Allmendinger started from the pole but surrendered the lead to Ty Gibbs on Lap 3. Gibbs remained out front until lightning in the area forced NASCAR to red-flag the race at 6:04 p.m.
During the delay, rain soaked the track, but the skies began to clear before the cars restarted. A strategic call by Allmendinger put the driver of the No. 10 Kaulig Racing Chevrolet back in the lead.
Before the field took the green flag after the resumption of the race, Allmendinger and Mayer pitted for slick tires, while the vast majority of the field stayed on slower treaded rain tires.
Allmendinger rapidly gained ground from the back of the field, and after Gibbs pitted for slicks on lap 14, Allmendinger held a lead of more than 16 seconds in the exchange. He lost just over one second of that advantage before the Brad Perez’s Chevrolet stopped on the track on Lap 27 to cause the second caution of the afternoon.

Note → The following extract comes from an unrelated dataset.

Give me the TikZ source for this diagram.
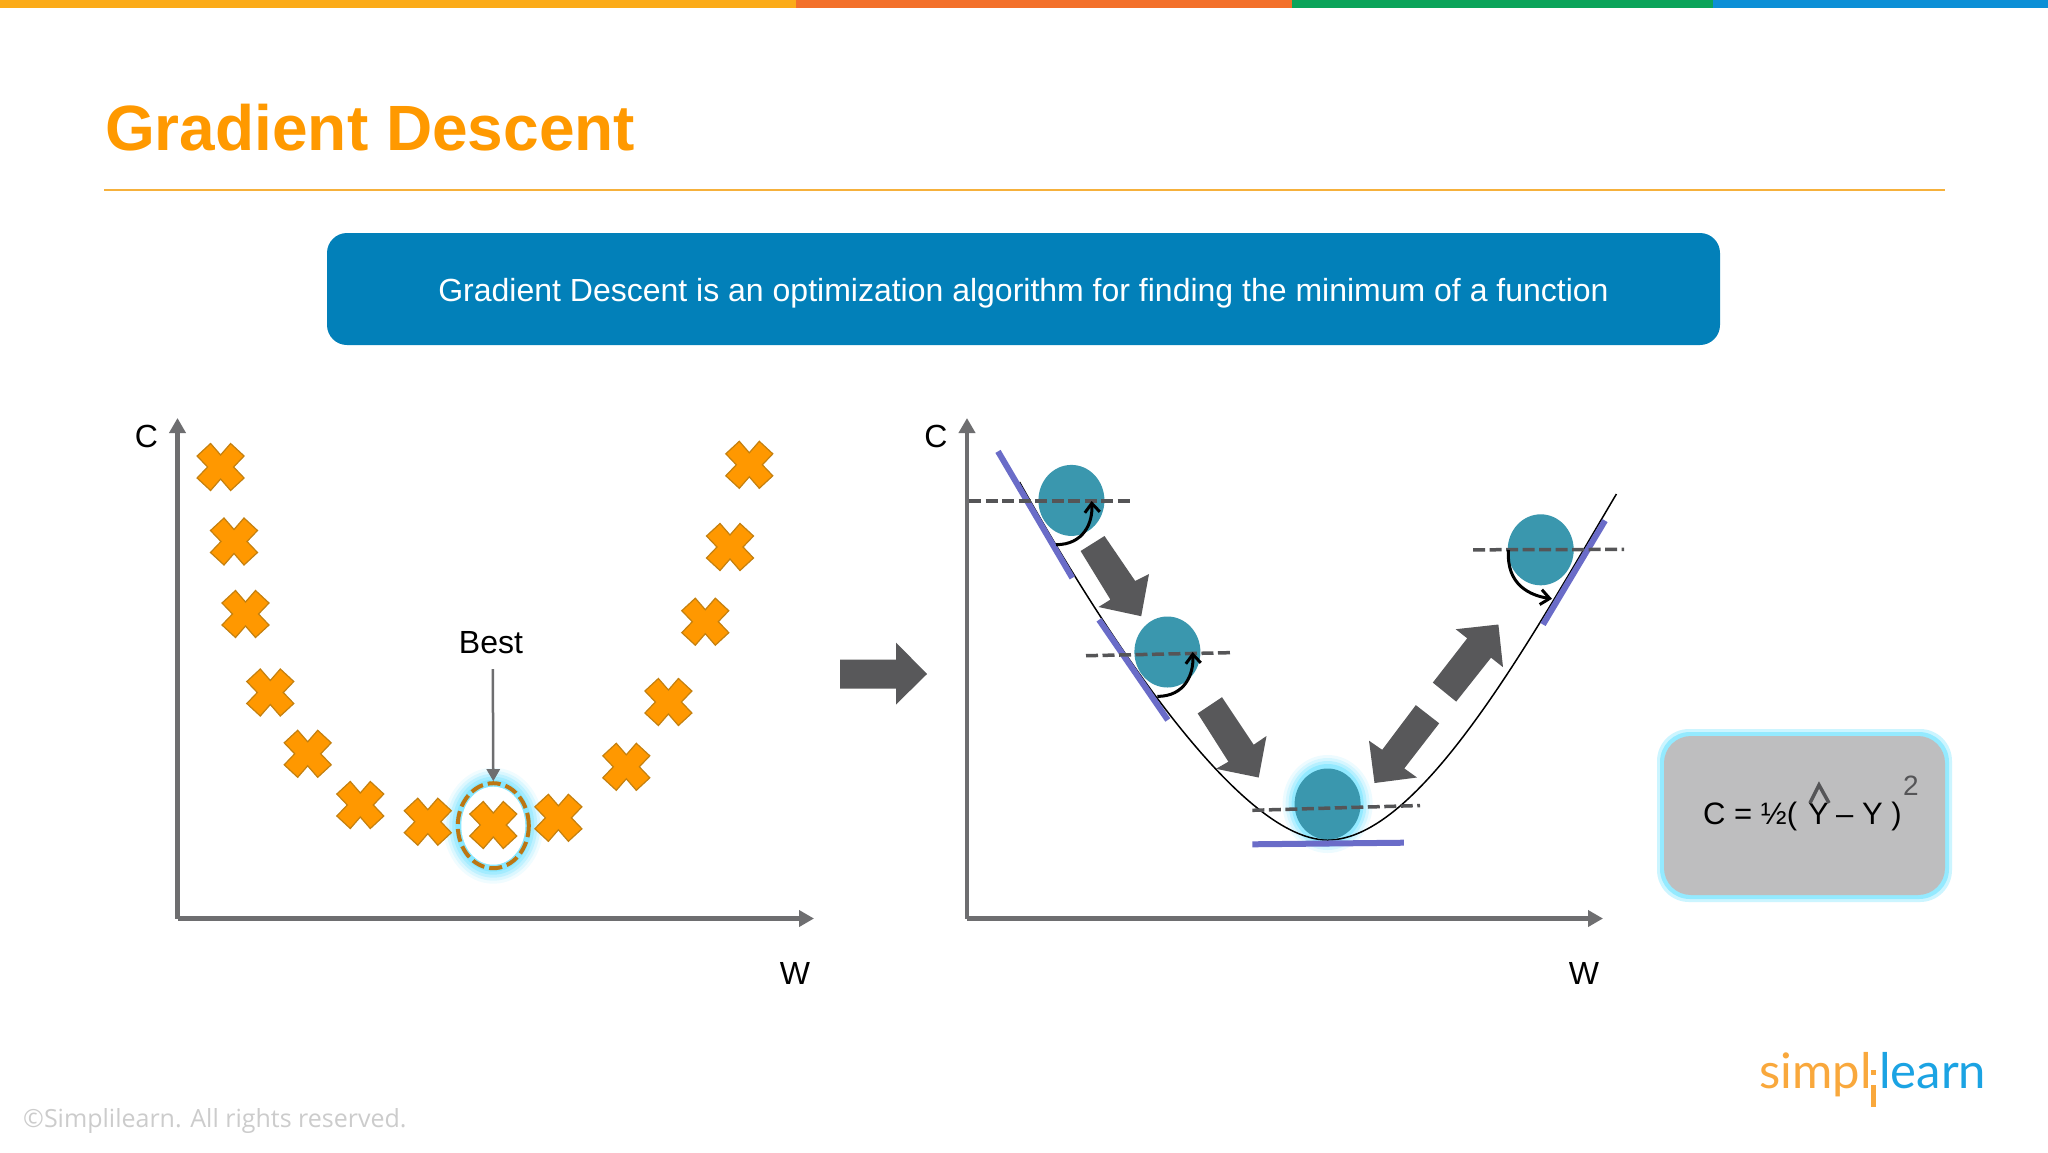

“We were never fast enough to win the race,” Allmendinger said. “I thought Ty was the class of the field… We got in a good rhythm there, maybe if it would’ve stayed green. We just needed a 52-lap green run there to win today.”

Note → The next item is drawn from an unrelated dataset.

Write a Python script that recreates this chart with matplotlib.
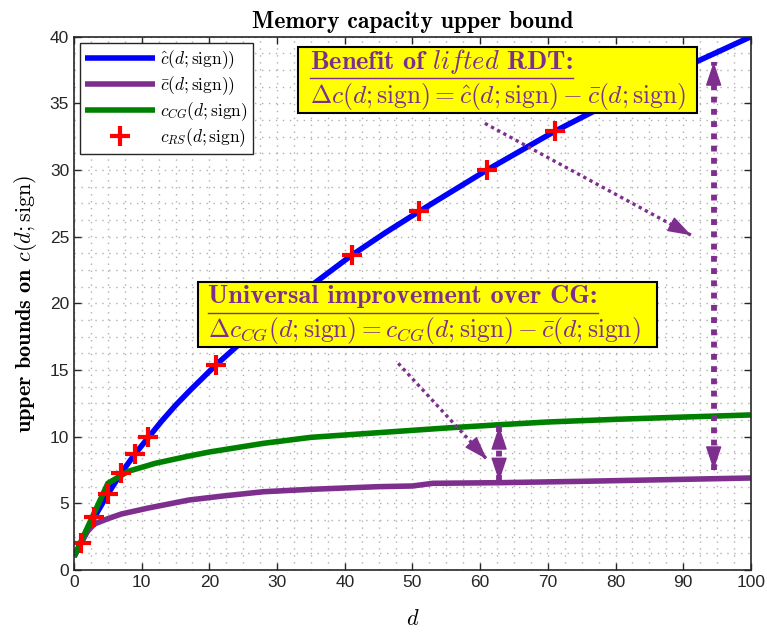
import numpy as np
import matplotlib
matplotlib.use("Agg")
import matplotlib.pyplot as plt
from matplotlib.ticker import MultipleLocator
from matplotlib.patches import Rectangle

plt.rcParams['font.family'] = ['Liberation Sans', 'DejaVu Sans']
plt.rcParams['mathtext.fontset'] = 'cm'

PURPLE = '#7E2F8E'

# lifted RDT upper bound  c_hat(d; sign)
d_hat = [0, 1, 3, 5, 7, 9, 11, 13, 15, 17, 19, 21, 26, 31, 36, 41, 46, 51, 56, 61, 66, 71, 81, 91, 100]
c_hat = [1.0, 2.0, 3.95, 5.7, 7.3, 8.7, 9.95, 11.2, 12.35, 13.4, 14.4, 15.4, 17.65, 19.75, 21.7,
         23.6, 25.3, 26.9, 28.45, 30.0, 31.45, 32.9, 35.5, 37.9, 40.0]

# plain RDT bound  c_bar(d; sign)
d_bar = [0, 1, 2, 3, 5, 7, 11, 17, 22, 28, 35, 45, 50, 53, 63, 75, 88, 100]
c_bar = [1.0, 2.0, 2.9, 3.45, 3.85, 4.2, 4.65, 5.25, 5.55, 5.87, 6.05, 6.25, 6.3, 6.5, 6.55, 6.65, 6.78, 6.9]

# Cover/Gardner bound  c_CG(d; sign)
d_cg = [0, 1, 3, 5, 8, 12, 17, 20, 28, 35, 45, 55, 63, 70, 80, 90, 100]
c_cg = [1.0, 2.1, 4.3, 6.5, 7.4, 8.0, 8.55, 8.85, 9.5, 9.95, 10.3, 10.65, 10.9, 11.1, 11.3, 11.47, 11.63]

# replica symmetry points  c_RS(d; sign)
d_rs = [1, 3, 5, 7, 9, 11, 21, 41, 51, 61, 71]
c_rs = [2.0, 3.95, 5.7, 7.3, 8.7, 9.95, 15.4, 23.6, 26.9, 30.0, 32.9]

fig = plt.figure(figsize=(7.67, 6.37), dpi=100)
ax = fig.add_axes([0.0965, 0.1052, 0.979 - 0.0965, 0.9424 - 0.1052])

ax.plot(d_hat, c_hat, color='#0000FF', lw=4, solid_capstyle='butt',
        label=r'$\hat{c}(d;\mathrm{sign}))$')
ax.plot(d_bar, c_bar, color=PURPLE, lw=4, solid_capstyle='butt',
        label=r'$\bar{c}(d;\mathrm{sign}))$')
ax.plot(d_cg, c_cg, color='#008000', lw=4, solid_capstyle='butt',
        label=r'$c_{CG}(d;\mathrm{sign})$')
ax.plot(d_rs, c_rs, ls='none', marker='+', ms=14, mew=3, color='#FF0000',
        label=r'$c_{RS}(d;\mathrm{sign})$')

ax.set_xlim(0, 100)
ax.set_ylim(0, 40)
ax.xaxis.set_major_locator(MultipleLocator(10))
ax.yaxis.set_major_locator(MultipleLocator(5))
ax.xaxis.set_minor_locator(MultipleLocator(2.5))
ax.yaxis.set_minor_locator(MultipleLocator(1.25))
ax.tick_params(which='both', direction='in', top=True, right=True, labelsize=12.5, colors='#262626')
ax.tick_params(which='major', length=5, width=1)
ax.tick_params(which='minor', length=0)
ax.grid(which='both', color='#b0b0b0', ls=(0, (1, 4)), lw=1.0)
for s in ax.spines.values():
    s.set_color('#262626')
    s.set_linewidth(1.2)

ax.set_title('Memory capacity upper bound', fontsize=17, pad=6, family='cmb10')
ax.set_xlabel(r'$d$', fontsize=16, labelpad=14)
ax.set_ylabel(r'upper bounds on $c(d;\mathrm{sign})$', fontsize=16, labelpad=8, family='cmb10')

leg = ax.legend(loc='upper left', fontsize=12.5, handlelength=4, borderaxespad=0.35,
                fancybox=False, framealpha=1, edgecolor='#262626', labelspacing=0.2,
                borderpad=0.3, handletextpad=0.3)
leg.get_frame().set_linewidth(1.0)

# annotation boxes: (box x0, x1, y0, y1), text x, heading / rule / formula baselines
boxes = [
    ((33.1, 92.0, 34.28, 39.24), 34.9, (37.6, 36.9, 35.05),
     r'Benefit of $\mathit{lifted}$ RDT:',
     r'$\Delta c(d;\mathrm{sign})=\hat{c}(d;\mathrm{sign})-\bar{c}(d;\mathrm{sign})$'),
    ((18.36, 86.07, 16.75, 21.63), 19.84, (20.0, 19.3, 17.5),
     r'Universal improvement over CG:',
     r'$\Delta c_{CG}(d;\mathrm{sign})=c_{CG}(d;\mathrm{sign})-\bar{c}(d;\mathrm{sign})$'),
]
heads = []
for (x0, x1, y0, y1), tx, (yh, yr, yf), top, bot in boxes:
    ax.add_patch(Rectangle((x0, y0), x1 - x0, y1 - y0, fc='#FFFF00', ec='black', lw=1.5, zorder=6))
    h = ax.text(tx, yh, top, color=PURPLE, fontsize=19, ha='left', va='baseline',
                zorder=7, family='cmb10')
    ax.text(tx, yf, bot, color=PURPLE, fontsize=18.3, ha='left', va='baseline', zorder=7)
    heads.append((h, tx, yr))


def arrow(tail, tip, lw, both=False):
    ax.plot([tail[0], tip[0]], [tail[1], tip[1]], color=PURPLE, lw=lw,
            ls=(0, (1, 1.1)), solid_capstyle='butt', dash_capstyle='butt', zorder=5)
    hp = dict(arrowstyle='-|>,head_length=1.5,head_width=0.5', color=PURPLE, lw=1,
              shrinkA=0, shrinkB=0)
    ends = [(tail, tip), (tip, tail)] if both else [(tail, tip)]
    for a, b in ends:
        back = (b[0] + 0.03 * (a[0] - b[0]), b[1] + 0.03 * (a[1] - b[1]))
        ax.annotate('', xy=b, xytext=back, arrowprops=hp, zorder=6)


arrow((47.9, 15.5), (61.0, 8.3), 2.4)
arrow((60.7, 33.5), (91.2, 25.1), 2.4)
arrow((62.8, 6.65), (62.8, 10.8), 4.2, both=True)
arrow((94.5, 7.5), (94.5, 38.1), 4.2, both=True)

# rule under each heading, as wide as the heading
fig.canvas.draw()
r = fig.canvas.get_renderer()
for h, tx, yr in heads:
    bb = h.get_window_extent(r).transformed(ax.transData.inverted())
    ax.plot([tx, bb.x1], [yr, yr], color=PURPLE, lw=1.0, zorder=8)

fig.savefig('out.png', dpi=100)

In short order after a restart on Lap 31, Allmendinger regained the lead from Mayer, who had stayed out on older tires during the caution.
Gibbs restarted three positions deeper in the field than Allmendinger and began to close the gap to the leader. After Gibbs out braked Mayer into Turn 7 and took the second spot on Lap 38, he trailed Allmendinger by 3.049 seconds.
When both Allmendinger and Gibbs pitted for tires and fuel on Lap 43, however, Gibbs won the race off pit road, right before NASCAR called the third caution when Andre Castro stopped on the track.
On the subsequent restart on Lap 47, Gibbs, who led a race-high 28 laps, pulled out to an immediate advantage, and expanded it the rest of the way.
Still, Allmendinger has a top 7 finish in all six road course starts here with finishes of 4th, 2nd, 1st, 3rd in Xfinity and 1st and 7th in Cup. If anyone can figure it out on this short notice, it’s him.